* _WHAT YOU ARE ASKED TO DO_: Quote from the first line below through the line that contains "Chart.register(...registerables);", both included, and leave the pictures out.

----

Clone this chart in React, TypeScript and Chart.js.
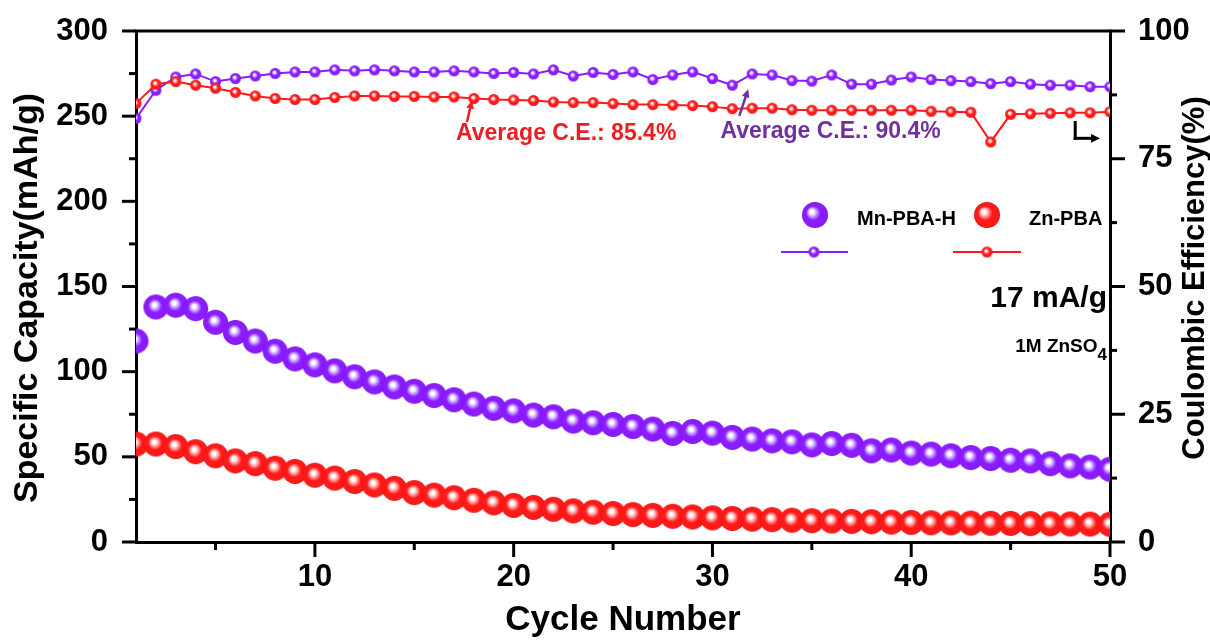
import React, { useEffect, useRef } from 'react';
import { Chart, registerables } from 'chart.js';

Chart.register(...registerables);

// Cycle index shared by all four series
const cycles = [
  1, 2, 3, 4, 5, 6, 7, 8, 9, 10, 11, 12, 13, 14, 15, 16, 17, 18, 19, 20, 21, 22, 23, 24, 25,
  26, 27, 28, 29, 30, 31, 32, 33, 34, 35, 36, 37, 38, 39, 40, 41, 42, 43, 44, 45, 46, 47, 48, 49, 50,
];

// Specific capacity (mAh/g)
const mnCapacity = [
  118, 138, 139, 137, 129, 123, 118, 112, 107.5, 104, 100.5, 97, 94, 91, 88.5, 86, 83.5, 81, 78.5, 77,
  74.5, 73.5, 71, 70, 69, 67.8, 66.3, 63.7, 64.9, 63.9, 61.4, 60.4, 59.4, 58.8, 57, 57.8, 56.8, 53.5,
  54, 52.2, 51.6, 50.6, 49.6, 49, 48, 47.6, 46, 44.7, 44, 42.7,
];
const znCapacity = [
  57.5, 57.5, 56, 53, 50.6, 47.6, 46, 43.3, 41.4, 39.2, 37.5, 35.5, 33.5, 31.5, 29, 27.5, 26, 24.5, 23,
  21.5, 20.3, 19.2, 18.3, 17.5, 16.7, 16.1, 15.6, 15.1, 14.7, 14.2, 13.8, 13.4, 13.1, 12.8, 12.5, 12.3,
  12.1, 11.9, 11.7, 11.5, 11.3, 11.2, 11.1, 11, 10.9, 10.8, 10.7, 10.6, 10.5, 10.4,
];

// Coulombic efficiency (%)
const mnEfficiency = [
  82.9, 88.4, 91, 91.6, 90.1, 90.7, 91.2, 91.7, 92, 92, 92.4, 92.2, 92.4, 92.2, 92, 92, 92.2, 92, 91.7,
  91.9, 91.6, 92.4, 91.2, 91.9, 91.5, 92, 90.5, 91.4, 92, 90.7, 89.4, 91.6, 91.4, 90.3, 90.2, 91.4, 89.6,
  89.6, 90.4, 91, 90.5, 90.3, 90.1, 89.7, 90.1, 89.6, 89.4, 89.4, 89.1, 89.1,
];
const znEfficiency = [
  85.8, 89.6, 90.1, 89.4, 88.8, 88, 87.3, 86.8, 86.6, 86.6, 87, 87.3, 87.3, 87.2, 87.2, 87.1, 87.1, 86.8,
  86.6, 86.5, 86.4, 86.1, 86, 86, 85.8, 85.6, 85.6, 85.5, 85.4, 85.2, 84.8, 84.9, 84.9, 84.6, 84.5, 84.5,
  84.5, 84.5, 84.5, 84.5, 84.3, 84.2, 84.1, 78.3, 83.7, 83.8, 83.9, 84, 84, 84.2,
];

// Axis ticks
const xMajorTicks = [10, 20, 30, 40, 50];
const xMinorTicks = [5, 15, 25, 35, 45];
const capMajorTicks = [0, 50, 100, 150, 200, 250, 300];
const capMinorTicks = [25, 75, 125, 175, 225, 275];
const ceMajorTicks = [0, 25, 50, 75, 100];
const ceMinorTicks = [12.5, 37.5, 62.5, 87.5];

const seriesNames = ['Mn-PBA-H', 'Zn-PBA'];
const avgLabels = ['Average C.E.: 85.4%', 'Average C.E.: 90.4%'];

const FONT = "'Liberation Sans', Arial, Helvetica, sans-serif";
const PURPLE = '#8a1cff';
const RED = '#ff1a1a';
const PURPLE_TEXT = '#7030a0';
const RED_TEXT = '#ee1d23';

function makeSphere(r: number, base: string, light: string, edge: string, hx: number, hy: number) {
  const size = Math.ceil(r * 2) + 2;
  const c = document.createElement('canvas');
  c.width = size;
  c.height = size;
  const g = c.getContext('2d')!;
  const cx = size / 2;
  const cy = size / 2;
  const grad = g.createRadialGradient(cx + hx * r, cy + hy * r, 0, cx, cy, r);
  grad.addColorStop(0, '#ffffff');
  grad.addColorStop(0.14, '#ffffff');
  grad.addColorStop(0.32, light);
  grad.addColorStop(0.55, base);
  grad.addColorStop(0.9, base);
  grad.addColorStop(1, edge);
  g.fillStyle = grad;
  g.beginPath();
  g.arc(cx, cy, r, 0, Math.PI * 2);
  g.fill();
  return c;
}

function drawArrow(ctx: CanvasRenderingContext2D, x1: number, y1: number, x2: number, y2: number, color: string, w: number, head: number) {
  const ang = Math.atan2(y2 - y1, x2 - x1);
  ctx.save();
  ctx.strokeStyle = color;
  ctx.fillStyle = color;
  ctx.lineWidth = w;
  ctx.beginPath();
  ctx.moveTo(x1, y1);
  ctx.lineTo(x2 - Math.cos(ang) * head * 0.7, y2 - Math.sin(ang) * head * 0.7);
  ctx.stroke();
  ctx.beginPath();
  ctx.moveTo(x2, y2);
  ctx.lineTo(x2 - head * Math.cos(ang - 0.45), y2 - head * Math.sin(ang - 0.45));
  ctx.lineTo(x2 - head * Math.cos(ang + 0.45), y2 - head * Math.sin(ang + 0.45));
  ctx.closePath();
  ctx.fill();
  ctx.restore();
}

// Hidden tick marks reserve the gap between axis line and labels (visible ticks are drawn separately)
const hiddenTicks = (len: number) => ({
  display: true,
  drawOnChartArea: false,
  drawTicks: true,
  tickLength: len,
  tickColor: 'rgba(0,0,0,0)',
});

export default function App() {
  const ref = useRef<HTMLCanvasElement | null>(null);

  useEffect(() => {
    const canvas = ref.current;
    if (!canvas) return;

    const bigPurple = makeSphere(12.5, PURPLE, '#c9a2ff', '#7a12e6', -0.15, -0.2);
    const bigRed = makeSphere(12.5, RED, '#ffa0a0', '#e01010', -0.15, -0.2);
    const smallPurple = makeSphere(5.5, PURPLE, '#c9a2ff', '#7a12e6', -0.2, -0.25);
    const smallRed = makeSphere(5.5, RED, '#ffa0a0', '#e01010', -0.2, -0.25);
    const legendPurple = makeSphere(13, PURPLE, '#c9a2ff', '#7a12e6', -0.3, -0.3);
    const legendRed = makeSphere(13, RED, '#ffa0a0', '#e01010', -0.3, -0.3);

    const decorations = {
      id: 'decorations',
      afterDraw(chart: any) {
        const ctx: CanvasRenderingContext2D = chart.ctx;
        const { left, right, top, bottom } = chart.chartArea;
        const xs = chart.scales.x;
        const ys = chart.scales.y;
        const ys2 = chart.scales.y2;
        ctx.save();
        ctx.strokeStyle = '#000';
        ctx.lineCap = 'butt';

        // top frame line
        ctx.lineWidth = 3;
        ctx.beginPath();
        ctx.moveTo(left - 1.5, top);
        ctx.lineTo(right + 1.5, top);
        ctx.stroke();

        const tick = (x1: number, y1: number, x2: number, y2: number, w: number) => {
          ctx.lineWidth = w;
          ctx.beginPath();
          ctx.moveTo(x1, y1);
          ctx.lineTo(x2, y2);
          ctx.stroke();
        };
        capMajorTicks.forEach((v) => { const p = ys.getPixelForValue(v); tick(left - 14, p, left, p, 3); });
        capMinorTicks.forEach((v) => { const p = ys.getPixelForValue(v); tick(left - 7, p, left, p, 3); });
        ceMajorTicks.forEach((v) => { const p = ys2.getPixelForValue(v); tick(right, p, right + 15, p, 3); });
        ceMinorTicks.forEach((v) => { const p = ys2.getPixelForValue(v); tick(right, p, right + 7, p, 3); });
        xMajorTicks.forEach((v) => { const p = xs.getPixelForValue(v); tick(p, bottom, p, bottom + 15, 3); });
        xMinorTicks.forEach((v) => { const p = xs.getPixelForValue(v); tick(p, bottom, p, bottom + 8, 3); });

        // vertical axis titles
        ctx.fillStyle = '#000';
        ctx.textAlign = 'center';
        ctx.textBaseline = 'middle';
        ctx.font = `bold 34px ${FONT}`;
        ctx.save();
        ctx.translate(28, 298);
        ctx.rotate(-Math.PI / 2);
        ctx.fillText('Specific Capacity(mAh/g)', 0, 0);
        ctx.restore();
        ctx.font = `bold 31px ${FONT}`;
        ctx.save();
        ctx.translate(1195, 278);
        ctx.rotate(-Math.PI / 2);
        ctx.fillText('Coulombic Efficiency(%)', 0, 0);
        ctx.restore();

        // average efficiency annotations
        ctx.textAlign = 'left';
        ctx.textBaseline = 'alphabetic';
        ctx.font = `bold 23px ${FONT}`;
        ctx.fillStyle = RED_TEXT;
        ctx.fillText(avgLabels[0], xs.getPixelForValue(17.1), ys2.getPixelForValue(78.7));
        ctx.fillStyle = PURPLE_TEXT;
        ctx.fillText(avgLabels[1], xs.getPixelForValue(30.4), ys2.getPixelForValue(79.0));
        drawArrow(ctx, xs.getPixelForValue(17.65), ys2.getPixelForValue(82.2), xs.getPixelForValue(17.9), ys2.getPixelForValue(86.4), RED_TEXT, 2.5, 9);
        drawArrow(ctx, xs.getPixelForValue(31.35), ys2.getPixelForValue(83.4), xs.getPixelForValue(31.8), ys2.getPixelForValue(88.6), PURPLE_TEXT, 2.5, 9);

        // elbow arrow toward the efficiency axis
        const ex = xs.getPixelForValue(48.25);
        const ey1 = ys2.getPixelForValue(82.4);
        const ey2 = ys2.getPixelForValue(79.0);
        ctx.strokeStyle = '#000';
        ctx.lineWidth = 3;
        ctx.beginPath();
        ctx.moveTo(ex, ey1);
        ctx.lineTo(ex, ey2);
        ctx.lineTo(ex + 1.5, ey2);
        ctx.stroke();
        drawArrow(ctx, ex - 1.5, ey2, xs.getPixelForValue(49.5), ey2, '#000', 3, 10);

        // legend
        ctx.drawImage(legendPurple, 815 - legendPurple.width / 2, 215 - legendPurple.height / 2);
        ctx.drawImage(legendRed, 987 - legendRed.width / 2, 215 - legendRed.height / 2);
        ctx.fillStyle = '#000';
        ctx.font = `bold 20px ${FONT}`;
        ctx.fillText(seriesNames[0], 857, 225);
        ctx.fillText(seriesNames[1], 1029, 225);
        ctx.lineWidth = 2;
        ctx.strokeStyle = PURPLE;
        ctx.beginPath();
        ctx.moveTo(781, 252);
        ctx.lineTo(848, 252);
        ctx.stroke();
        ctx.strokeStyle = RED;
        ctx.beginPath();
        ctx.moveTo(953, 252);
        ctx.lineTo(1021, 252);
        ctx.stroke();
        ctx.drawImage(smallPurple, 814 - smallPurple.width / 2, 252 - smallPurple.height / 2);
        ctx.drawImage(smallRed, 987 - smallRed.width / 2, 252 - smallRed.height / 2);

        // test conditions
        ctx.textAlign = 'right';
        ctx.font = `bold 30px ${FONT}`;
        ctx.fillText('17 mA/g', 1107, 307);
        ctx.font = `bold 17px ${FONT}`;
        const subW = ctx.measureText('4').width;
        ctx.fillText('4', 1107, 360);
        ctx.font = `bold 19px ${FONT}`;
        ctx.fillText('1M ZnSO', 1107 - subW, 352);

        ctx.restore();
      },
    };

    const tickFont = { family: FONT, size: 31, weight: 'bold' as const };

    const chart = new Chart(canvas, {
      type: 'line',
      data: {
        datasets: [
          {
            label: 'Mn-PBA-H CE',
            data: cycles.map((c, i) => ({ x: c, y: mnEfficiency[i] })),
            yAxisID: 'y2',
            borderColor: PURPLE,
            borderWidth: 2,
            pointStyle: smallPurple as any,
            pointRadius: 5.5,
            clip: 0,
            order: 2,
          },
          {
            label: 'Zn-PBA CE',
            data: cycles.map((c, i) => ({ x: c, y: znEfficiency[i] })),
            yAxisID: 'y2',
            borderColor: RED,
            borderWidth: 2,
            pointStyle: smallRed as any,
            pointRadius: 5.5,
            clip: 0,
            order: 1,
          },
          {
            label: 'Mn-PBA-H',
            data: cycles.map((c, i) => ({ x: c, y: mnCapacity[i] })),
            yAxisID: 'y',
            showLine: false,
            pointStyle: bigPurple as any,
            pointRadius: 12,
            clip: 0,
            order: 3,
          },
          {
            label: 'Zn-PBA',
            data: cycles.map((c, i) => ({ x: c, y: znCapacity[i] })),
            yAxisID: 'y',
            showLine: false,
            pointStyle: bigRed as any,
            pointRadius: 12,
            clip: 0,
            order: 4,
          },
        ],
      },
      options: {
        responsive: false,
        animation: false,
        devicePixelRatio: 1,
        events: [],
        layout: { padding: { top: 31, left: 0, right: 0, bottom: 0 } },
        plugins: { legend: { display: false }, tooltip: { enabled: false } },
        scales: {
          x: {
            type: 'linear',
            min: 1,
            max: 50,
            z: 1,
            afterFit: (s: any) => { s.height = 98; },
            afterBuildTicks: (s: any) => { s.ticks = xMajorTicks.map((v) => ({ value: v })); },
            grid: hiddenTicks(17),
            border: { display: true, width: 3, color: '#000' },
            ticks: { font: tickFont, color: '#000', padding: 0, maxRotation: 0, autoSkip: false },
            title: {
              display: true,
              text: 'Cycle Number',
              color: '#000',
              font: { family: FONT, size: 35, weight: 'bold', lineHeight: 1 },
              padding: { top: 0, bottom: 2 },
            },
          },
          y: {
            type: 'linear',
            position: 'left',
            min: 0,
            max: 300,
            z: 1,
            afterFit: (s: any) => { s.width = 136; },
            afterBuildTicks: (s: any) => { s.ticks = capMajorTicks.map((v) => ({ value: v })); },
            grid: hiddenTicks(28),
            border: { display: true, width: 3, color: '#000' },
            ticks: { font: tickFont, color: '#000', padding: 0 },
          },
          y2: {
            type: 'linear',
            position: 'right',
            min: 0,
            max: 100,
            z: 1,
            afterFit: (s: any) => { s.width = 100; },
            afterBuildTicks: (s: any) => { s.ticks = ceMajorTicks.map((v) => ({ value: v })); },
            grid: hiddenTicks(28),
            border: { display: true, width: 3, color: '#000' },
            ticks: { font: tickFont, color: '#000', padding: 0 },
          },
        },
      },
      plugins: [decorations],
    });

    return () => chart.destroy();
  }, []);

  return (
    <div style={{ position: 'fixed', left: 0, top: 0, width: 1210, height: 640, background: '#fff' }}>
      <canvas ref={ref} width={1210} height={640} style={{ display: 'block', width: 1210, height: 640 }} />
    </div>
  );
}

----

* _FULL SOLUTION_:
Clone this chart in React, TypeScript and Chart.js.
import React, { useEffect, useRef } from 'react';
import { Chart, registerables } from 'chart.js';

Chart.register(...registerables);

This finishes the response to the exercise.